The ‘paradox of talent’—where moderately talented individuals often outperform their more talented peers—extends beyond the realms of the arts and music. In various sectors such as sports, business, and academia, we can witness this paradox playing out.
Take the field of sports, for instance. While an athlete’s talent, dedication, and physical capabilities are essential, an unexpected injury, a fortuitous meeting with a top-notch coach, or an unexpected opportunity to perform can make a significant difference in their career trajectory. Similar scenarios can occur in business and academia, where being at the right place at the right time, an unexpected partnership, or stumbling upon a groundbreaking research idea can skyrocket a moderately talented individual’s success.
In understanding these dynamics, it is vital to avoid falling into a victim mindset—wherein we attribute all our failures or successes solely to external factors like luck. Recognizing the role of luck should not strip us of our agency or our ability to grow, learn, and adapt.
This understanding of luck is not about surrendering control to fate but about acknowledging the unpredictability of life’s circumstances. It underlines the need to develop resilience and adaptability, attributes that empower us to shape our response to these circumstances. Indeed, our reactions to both lucky and unlucky events can significantly influence our journey towards success.
Consider the story of the Beatles. They were rejected by Decca Records, which famously said, “Guitar groups are on the way out” and “The Beatles have no future in show business.” However, a chance encounter with Brian Epstein, who was impressed with their talent and charisma, led to him managing the group and propelling them to worldwide fame. This example underlines the randomness that can catapult talent to extraordinary success.

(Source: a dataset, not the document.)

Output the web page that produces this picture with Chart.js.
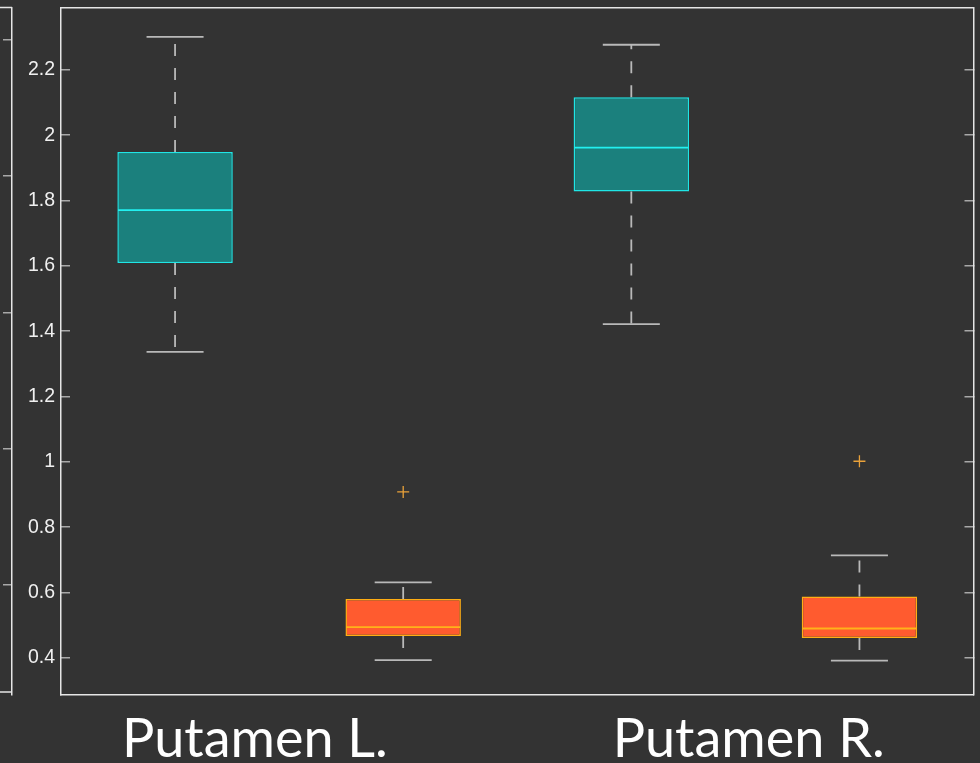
<!DOCTYPE html>
<html><head><meta charset="utf-8">
<script src="https://cdn.jsdelivr.net/npm/chart.js@4.4.1/dist/chart.umd.min.js"></script>
<style>html,body{margin:0;padding:0;background:#333333;overflow:hidden}#wrap{width:980px;height:763px}</style>
</head><body><div id="wrap"><canvas id="c" width="980" height="763"></canvas></div>
<script>
// ---- data ----
const groupLabels = ['Putamen L.', 'Putamen R.'];
const groupLabelPos = [1.35, 3.515];
const boxPos = [1, 2, 3, 4];
const boxKind = ['teal', 'orange', 'teal', 'orange'];
const whiskerLow = [1.337, 0.393, 1.422, 0.392];
const q1 = [1.609, 0.467, 1.828, 0.461];
const median = [1.771, 0.494, 1.962, 0.490];
const q3 = [1.949, 0.580, 2.116, 0.588];
const whiskerHigh = [2.301, 0.631, 2.277, 0.714];
const outlierPos = [2, 4];
const outlierVal = [0.908, 1.002];
const yTicks = [0.4, 0.6, 0.8, 1.0, 1.2, 1.4, 1.6, 1.8, 2.0, 2.2];
const yRange = [0.288, 2.391];
const xRange = [0.5, 4.5];
const neighbourTicks = [0, 1, 2, 3, 4];
const neighbourRange = [-0.804, 4.2385];

// ---- styles ----
const fill = { teal: '#1b807d', orange: '#ff5b2f' };
const edge = { teal: '#1fe6e6', orange: '#ffae14' };
const medianCol = { teal: '#22f0f0', orange: '#ffb21a' };
const whiskerCol = '#b9b9b9';
const frameCol = '#e6e6e6';
const tickCol = '#a8a8a8';
const boxHalf = 0.25, capHalf = 0.125;

const datasets = [];
datasets.push({
  type: 'bar', label: 'box', order: 10,
  data: boxPos.map((x, i) => ({ x: x, y: [q1[i], q3[i]] })),
  backgroundColor: boxKind.map(k => fill[k]),
  borderColor: boxKind.map(k => edge[k]),
  borderWidth: 1.5, borderSkipped: false,
  barPercentage: 0.506, categoryPercentage: 1,
  xAxisID: 'x', yAxisID: 'y'
});
boxPos.forEach((x, i) => {
  const k = boxKind[i];
  datasets.push({
    type: 'line', label: 'whisker' + i, order: 5,
    data: [{ x: x, y: q3[i] }, { x: x, y: whiskerHigh[i] }, { x: x, y: null },
           { x: x, y: q1[i] }, { x: x, y: whiskerLow[i] }],
    borderColor: whiskerCol, borderWidth: 1.8, borderDash: [12, 12], borderCapStyle: 'butt',
    pointRadius: 0, spanGaps: false, xAxisID: 'x', yAxisID: 'y'
  });
  datasets.push({
    type: 'line', label: 'cap' + i, order: 5,
    data: [{ x: x - capHalf, y: whiskerHigh[i] }, { x: x + capHalf, y: whiskerHigh[i] }, { x: x, y: null },
           { x: x - capHalf, y: whiskerLow[i] }, { x: x + capHalf, y: whiskerLow[i] }],
    borderColor: whiskerCol, borderWidth: 1.8, borderCapStyle: 'butt',
    pointRadius: 0, spanGaps: false, xAxisID: 'x', yAxisID: 'y'
  });
  datasets.push({
    type: 'line', label: 'median' + i, order: 1,
    data: [{ x: x - boxHalf, y: median[i] }, { x: x + boxHalf, y: median[i] }],
    borderColor: medianCol[k], borderWidth: 1.8, borderCapStyle: 'butt',
    pointRadius: 0, xAxisID: 'x', yAxisID: 'y'
  });
});
datasets.push({
  type: 'line', label: 'outliers', order: 0, showLine: false,
  data: outlierPos.map((x, i) => ({ x: x, y: outlierVal[i] })),
  pointStyle: 'cross', pointRadius: 6, pointBorderColor: '#eaa23a', pointBorderWidth: 1.3,
  xAxisID: 'x', yAxisID: 'y'
});

const setTicks = arr => s => { s.ticks = arr.map(v => ({ value: v })); };
const fitTo = (dim, size) => s => {
  s[dim] = size;
  s.paddingTop = 0; s.paddingBottom = 0; s.paddingLeft = 0; s.paddingRight = 0;
};

const stubs = {
  id: 'neighbourStubs',
  afterDraw(chart) {
    const s = chart.scales.yN, ca = chart.chartArea, ctx = chart.ctx;
    ctx.save();
    ctx.strokeStyle = frameCol; ctx.lineWidth = 1.5;
    ctx.beginPath();
    ctx.moveTo(s.left, ca.top); ctx.lineTo(s.right, ca.top);
    ctx.moveTo(s.left, ca.bottom - 2.5); ctx.lineTo(s.right, ca.bottom - 2.5);
    ctx.stroke();
    ctx.restore();
  }
};

new Chart(document.getElementById('c'), {
  type: 'bar',
  data: { datasets: datasets },
  plugins: [stubs],
  options: {
    responsive: false, animation: false,
    layout: { padding: 0, autoPadding: false },
    plugins: { legend: { display: false }, tooltip: { enabled: false } },
    scales: {
      x: {
        type: 'linear', position: 'bottom', min: xRange[0], max: xRange[1], offset: false,
        grid: { display: false },
        border: { display: true, color: frameCol, width: 1.5 },
        afterBuildTicks: setTicks(groupLabelPos),
        ticks: { callback: (v, i) => groupLabels[i], font: { family: 'Lato', size: 54 }, color: '#ffffff',
                 padding: 4.5, maxRotation: 0, autoSkip: false },
        afterFit: fitTo('height', 68.5)
      },
      xTop: {
        type: 'linear', position: 'top', min: xRange[0], max: xRange[1],
        grid: { display: false }, ticks: { display: false },
        border: { display: true, color: frameCol, width: 1.5 },
        afterFit: fitTo('height', 7.5)
      },
      y: {
        type: 'linear', position: 'left', weight: 0, min: yRange[0], max: yRange[1],
        grid: { drawOnChartArea: false, drawTicks: true, tickLength: -9, color: tickCol, lineWidth: 1.5 },
        border: { display: true, color: frameCol, width: 1.5 },
        afterBuildTicks: setTicks(yTicks),
        ticks: { callback: v => String(Math.round(v * 10) / 10), font: { family: 'Liberation Sans', size: 19.5 },
                 color: '#f0f0f0', padding: 15 },
        afterFit: fitTo('width', 49)
      },
      y2: {
        type: 'linear', position: 'right', min: yRange[0], max: yRange[1],
        grid: { drawOnChartArea: false, drawTicks: true, tickLength: -9, color: tickCol, lineWidth: 1.5 },
        border: { display: true, color: frameCol, width: 1.5 },
        afterBuildTicks: setTicks(yTicks),
        ticks: { display: false },
        afterFit: fitTo('width', 6.5)
      },
      yN: {
        type: 'linear', position: 'left', weight: 10, min: neighbourRange[0], max: neighbourRange[1],
        grid: { drawOnChartArea: false, drawTicks: true, tickLength: 9, color: tickCol, lineWidth: 1.5 },
        border: { display: true, color: frameCol, width: 1.5 },
        afterBuildTicks: setTicks(neighbourTicks),
        ticks: { display: false },
        afterFit: fitTo('width', 12)
      }
    }
  }
});
</script></body></html>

This research critically examines the prevalent paradigm of ‘naive meritocracy,’ where rewards and resources are often directed towards those who have already achieved a high level of success, which is mistakenly considered as a measure of competence or talent. This approach, as the researchers found, tends to overlook the vital role of luck, causing a potential disincentive and resulting in a lack of opportunities for the truly talented.
The paper, therefore, advocates for more efficient strategies that counterbalance the unpredictable role of luck and provide more opportunities to those with high talent levels. This is not only fairer, but it is also shown to be more beneficial for society at large. By promoting varying ideas and perspectives, particularly in fields like music and art, we foster diversity, acceptance and familiarity of who we are as a society.
What are my key takeaways from this paper:
A) While talent is vital, it doesn’t guarantee success. Being open to this understanding can make artists more resilient to the inevitable highs and lows of their careers, helping them persist in the face of setbacks and stay ready for when luck strikes.
B) While we can’t control luck, we can increase its odds. We should strive for exposure—performing at gigs, participating in competitions, releasing music online, and networking within the industry. The more you put your music out there, the higher the chances of it being discovered by the right person at the right time.